Pferde, Esel, Hunde, Katzen, Kühe und Schafe – in ihrer bissigen, zornigen und aufwühlenden Parabel „Glory“ arbeitet die simbabwische Autorin NoViolet Bulawayo mit dem satirischen Mittel des Anthropomorphismus, um von einem korrupten Regime zu erzählen, das deutlich an Simbabwe erinnert. Das Alte Pferd ist Robert Mugabe, sein Nachfolger wird das Pferd Tuvy sein, das immer einen Schal trägt – so wie Mugabes Nachfolger Mnangagwa. Eine kollektive Erzählstimme erzählt vom Ende des Alten Pferdes, der Hoffnung auf eine neue Zeit unter neuer Führung. Dann tritt im zweiten Drittel des Romans eine zentrale Figur zum ersten Mal auf: die Ziege Destiny kehrt nach 10 Jahren im Exil wieder nach Jidada zurück und stellt sich ihren Traumata und denen ihrer Mutter, vor allem die ethnischen Massaker an den Nbebele, die das Alte Pferd und seine Getreuen in den 1980er Jahren anrichten ließ (Gukurahundi). Die Perspektive verschiebt sich noch stärker von den Herrschenden zu den Beherrschten und zu dem hochkomischen, bisweilen ätzenden Spott kommt eine schmerzhafte, fast poetische Erzählung von Leid, wiederholt enttäuschter Hoffnung und einem langsam entstehenden, sehr, sehr kaltem Zorn. Er ist es, der ein hoffnungsvolles Ende erlaubt – aber viel mehr noch macht NoViolet Bulawayo damit deutlich, dass Frauen bzw. „Waipchen“ weder in einem patriarchalen, autoritären Staat noch in einer politischen Satire an den Rand gehören.

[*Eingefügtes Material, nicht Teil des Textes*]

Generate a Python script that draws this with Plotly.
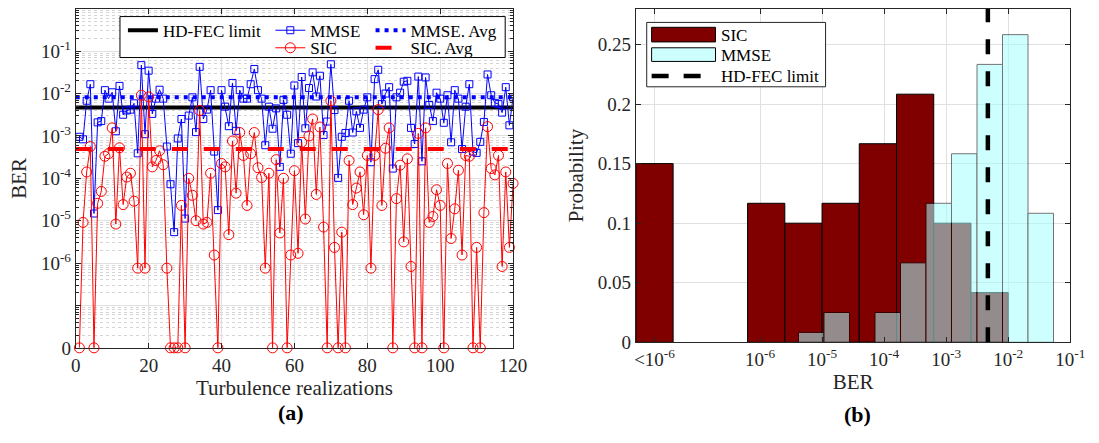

Die Vielfalt Bulawayos erzählerischer Register ist beeindruckend: es gibt vordergründige Witze wie der Verweis auf den twitternden Pavian aus den USA, der dort 2018 Präsident ist. Oder Schimpfworte wie „Deckschwester“ für jede Frau, die etwas verlangt. Mit einem Wort wird die Frauenverachtung in Jidada deutlich – und das ist nur ein Beispiel für die gelungene Übersetzung von Jan Schönherr, die die verschiedenen Tonfälle trifft. Sei es die bissige, aber wohltuend komplexe Abrechnung mit dem politischen System. Oder auch die tiefvergrabene Trauer und vielen Traumata angesichts des brutalen Vorgehens der Defenders gegen Demonstranten und Oppositionelle und den Gedanken an die Fünfte Brigade, die in den 1980ern die Ndebele ermordet haben. Dazu verbindet NoViolet Bulawayo gekonnt orale Erzähltraditionen nicht nur mit der politischen Satire, sondern auch mit Social-Media-Narrativen. Das zeigt sich beispielsweise an dem Wort „Tholukuthi“, das beständig wiederholt wird. Es verweist auf das Geschichtenerzählen – es ist ein Ndebele-Wort, das Überraschung ausdrückt – und ist zudem ein Hinweis auf einen Social-Media-Moment: Der Song „Tholukuthi Hey!“ war ein großer Hit zu der Zeit als Mugabe abgesetzt wurde. Auch werden Tweets nicht nur wiedergebeben, sondern es wird auch erzählt, dass es zwei Jidadas gibt: Den realen Ort, das „Land Land“, und das andere Land im Internet, in dem sich die Bewohner von Jidada aufregen, austauschen und mutig Kritik üben. Denn eines zeigt dieses Buch auch sehr deutlich: wie beherrschend die Angst ist in einem Leben in einer Diktatur.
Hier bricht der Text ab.